In short, it is possible to overcome a food intolerance, but it won’t always happen.

The Distinction Between Food Intolerance and Allergies

Food allergies and intolerances are often talked about in an interchangeable way, but they’re not the same at all. And it’s important to understand the differences when we discuss the idea of growing out of a food intolerance.

Children often outgrow food allergies. The majority of kids outgrow certain food allergies, including those to wheat, dairy, egg and soy. However, it’s not as likely that they will outgrow other types of allergies, including tree nut, peanut or shellfish allergies.

The fact that many children outgrow allergies does not mean they’ll outgrow intolerances. That’s because the two affect the body in different ways. An allergy happens because the immune system reacts to the food. Intolerances do not involve the immune system but instead are based on the body having trouble digesting the food. They tend to be gastrointestinal in nature, including symptoms such as abdominal pain, gas, bloating or diarrhea.

The reason for the difficulty digesting the food is that the body isn’t breaking down the food correctly. In some cases, this happens because the person is deficient in an enzyme that would help the body use the food properly. For instance, children with lactose intolerance are lacking enough lactase enzyme that breaks down lactose in milk and other dairy products. Other times, it relates to a sensitivity or reaction to something in the food, such as caffeine in coffee.

Overcoming an Intolerance

It is possible to get over a food intolerance, but it won’t always work. Some young children’s bodies are able to adjust to not having enough of an enzyme. In other cases, children will have the intolerance for the rest of their lives.

Some people find that it works to avoid the food for a while and then reintroduce it. After reintroducing it, people don’t always experience the negative reactions again. In this case, the body may have developed a tolerance to it. Nonetheless, it’s worth noting that with intolerance the reactions don’t always occur unless you eat a lot of the food or eat it too frequently. It requires trial-and-error for each person to see how long they need to stay away from the food before reintroducing it, and then how much their body can tolerate at that point.

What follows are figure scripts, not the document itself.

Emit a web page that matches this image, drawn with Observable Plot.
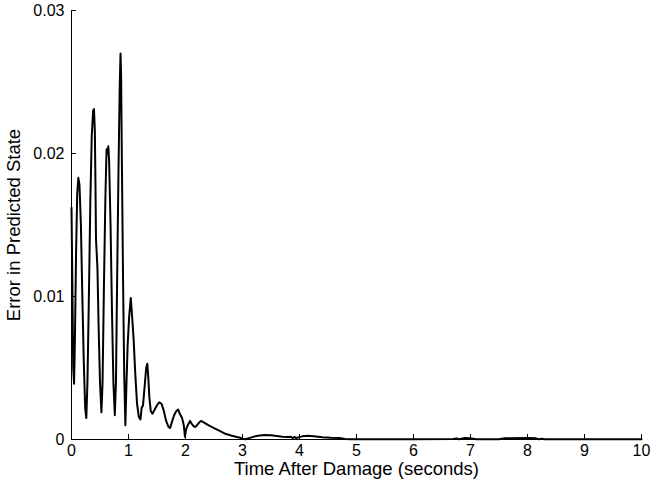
<!DOCTYPE html>
<html>
<head>
<meta charset="utf-8">
<script src="https://cdn.jsdelivr.net/npm/d3@7"></script>
<script src="https://cdn.jsdelivr.net/npm/@observablehq/plot@0.6"></script>
<style>
  html, body { margin: 0; padding: 0; background: #fff; }
  svg { font-family: "Liberation Sans", Arial, Helvetica, sans-serif; }
</style>
</head>
<body>
<div id="chart"></div>
<script>
// Time after damage (seconds)
const time = [
  0.000, 0.015, 0.030, 0.045, 0.060, 0.080, 0.100, 0.120, 0.140, 0.165,
  0.190, 0.215, 0.240, 0.260, 0.280, 0.305, 0.330, 0.355, 0.380, 0.395,
  0.410, 0.420, 0.430, 0.440, 0.455, 0.475, 0.500, 0.525, 0.545, 0.570,
  0.595, 0.615, 0.630, 0.645, 0.660, 0.685, 0.710, 0.735, 0.760, 0.780,
  0.800, 0.825, 0.845, 0.860, 0.870, 0.885, 0.905, 0.925, 0.945, 0.965,
  0.985, 1.010, 1.040, 1.065, 1.090, 1.120, 1.150, 1.180, 1.210, 1.230,
  1.255, 1.285, 1.310, 1.330, 1.345, 1.365, 1.390, 1.420, 1.460, 1.500,
  1.540, 1.580, 1.620, 1.660, 1.700, 1.730, 1.760, 1.800, 1.840, 1.870,
  1.900, 1.940, 1.970, 1.990, 2.010, 2.040, 2.080, 2.110, 2.150, 2.180,
  2.220, 2.270, 2.320, 2.400, 2.500, 2.600, 2.700, 2.800, 2.900, 2.960,
  3.000, 3.050, 3.100, 3.200, 3.300, 3.400, 3.500, 3.600, 3.700, 3.800,
  3.850, 3.880, 3.910, 3.940, 3.980, 4.050, 4.150, 4.250, 4.400, 4.550,
  4.700, 4.800, 4.900, 5.000, 5.500, 6.000, 6.700, 6.750, 6.800, 6.900,
  7.000, 7.100, 7.200, 7.500, 7.600, 8.000, 8.150, 8.200, 8.250, 8.300,
  9.000, 10.000
];
// Error in predicted state
const error = [
  0.0162, 0.0110, 0.0050, 0.0039, 0.0070, 0.0130, 0.0172, 0.0183, 0.0178, 0.0150,
  0.0100, 0.0055, 0.0022, 0.0015, 0.0040, 0.0100, 0.0165, 0.0212, 0.0230, 0.0231,
  0.0215, 0.0180, 0.0140, 0.0132, 0.0120, 0.0080, 0.0040, 0.0019, 0.0040, 0.0110,
  0.0170, 0.0203, 0.0200, 0.0205, 0.0195, 0.0150, 0.0090, 0.0040, 0.0017, 0.0040,
  0.0110, 0.0190, 0.0245, 0.0270, 0.0255, 0.0190, 0.0110, 0.0045, 0.0010, 0.0040,
  0.0066, 0.0085, 0.0099, 0.0085, 0.0070, 0.0045, 0.0025, 0.0016, 0.0014, 0.0022,
  0.0024, 0.0038, 0.0050, 0.0053, 0.0045, 0.0030, 0.0020, 0.0018, 0.0021, 0.0024,
  0.0026, 0.0025, 0.0020, 0.0013, 0.0009, 0.0008, 0.0012, 0.0017, 0.0020, 0.0021,
  0.0018, 0.0015, 0.0010, 0.0002, 0.0007, 0.0010, 0.0013, 0.0011, 0.0009, 0.0009,
  0.0011, 0.0013, 0.0012, 0.0010, 0.0008, 0.0006, 0.0004, 0.00028, 0.00018, 0.00012,
  0.00005, 0.00002, 0.00008, 0.0002, 0.00028, 0.00032, 0.0003, 0.00025, 0.0002, 0.00018,
  0.0002, 0.00008, 0.00018, 0.0001, 0.00015, 0.00022, 0.00026, 0.00022, 0.00016, 0.00012,
  0.0001, 0.00003, 0.00002, 0.00002, 0.00002, 0.00002, 0.00003, 0.00008, 0.00002, 0.0001,
  0.00008, 0.00002, 0.00001, 0.00002, 0.00008, 0.0001, 0.00008, 0.00002, 0.00005, 0.00002,
  0.00001, 0.00001
];
const xTicks = [0, 1, 2, 3, 4, 5, 6, 7, 8, 9, 10];
const yTicks = [0, 0.01, 0.02, 0.03];
const yTickLabels = ["0", "0.01", "0.02", "0.03"];
const xTitle = "Time After Damage (seconds)";
const yTitle = "Error in Predicted State";

const data = time.map((t, i) => ({t, e: error[i]}));

const chart = Plot.plot({
  width: 652,
  height: 485,
  marginLeft: 71,
  marginRight: 11,
  marginTop: 10,
  marginBottom: 46,
  style: {fontFamily: '"Liberation Sans", Arial, sans-serif', fontSize: "16px", color: "#000", background: "#fff"},
  x: {domain: [0, 10]},
  y: {domain: [0, 0.03]},
  marks: [
    // inward tick marks
    Plot.axisX({ticks: xTicks, tickSize: 5, dy: -5, text: null, label: null}),
    Plot.axisY({ticks: yTicks, tickSize: 5, dx: 5, text: null, label: null}),
    // tick labels
    Plot.axisX({ticks: xTicks, tickSize: 0, tickPadding: 5, tickFormat: d => String(d), label: null, fontSize: 16}),
    Plot.axisY({ticks: yTicks, tickSize: 0, tickPadding: 7, tickFormat: (d, i) => yTickLabels[i], label: null, fontSize: 16}),
    Plot.ruleY([0], {stroke: "#000", strokeWidth: 1}),
    Plot.ruleX([0], {stroke: "#000", strokeWidth: 1}),
    Plot.line(data, {x: "t", y: "e", stroke: "#000", strokeWidth: 2, strokeLinejoin: "round"}),
    Plot.text([xTitle], {frameAnchor: "bottom", dy: 30, fontSize: 18.5, lineAnchor: "middle", text: d => d}),
    Plot.text([yTitle], {frameAnchor: "left", dx: -57, rotate: -90, textAnchor: "middle", lineAnchor: "middle", fontSize: 18.5, text: d => d})
  ]
});
document.getElementById("chart").appendChild(chart);
</script>
</body>
</html>
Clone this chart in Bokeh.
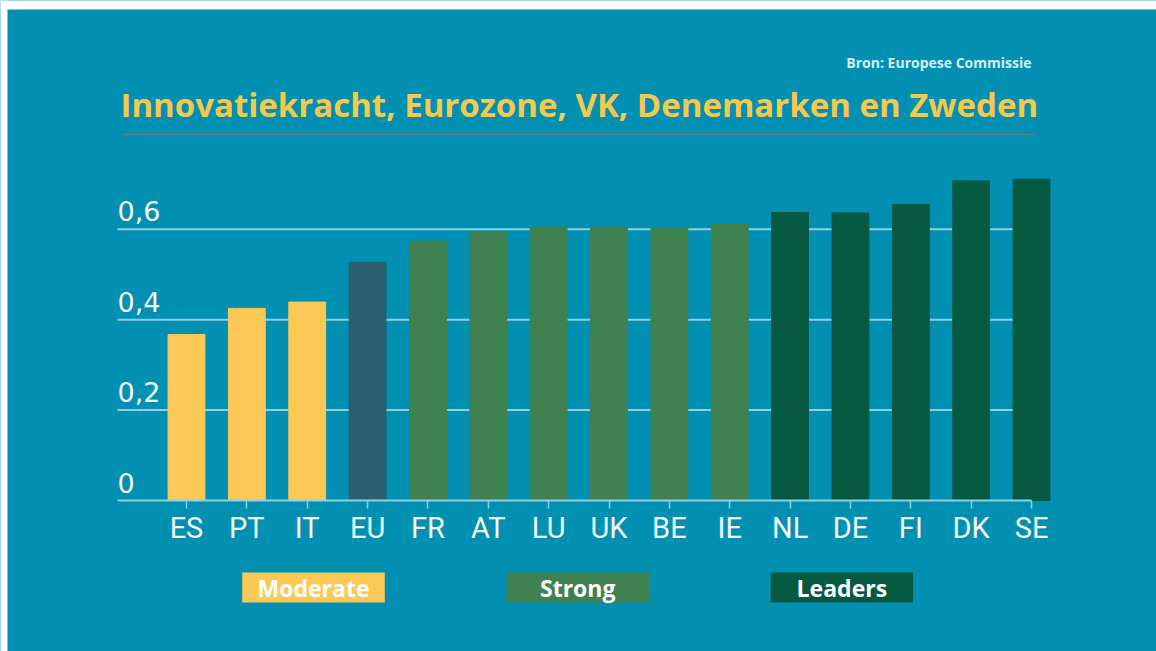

This is another difference between a food allergy and intolerance. It’s safer to do trial-and-error with the amount and frequency of a food when your child has a food intolerance. If your child has an allergy instead, exposure to just a small amount can potentially be life-threatening. Since it’s not always easy to see the difference between an intolerance and an allergy, and because some people have both at once, the safest bet is to work with a medical specialist when trying to see if your child has gotten over a food intolerance or allergy.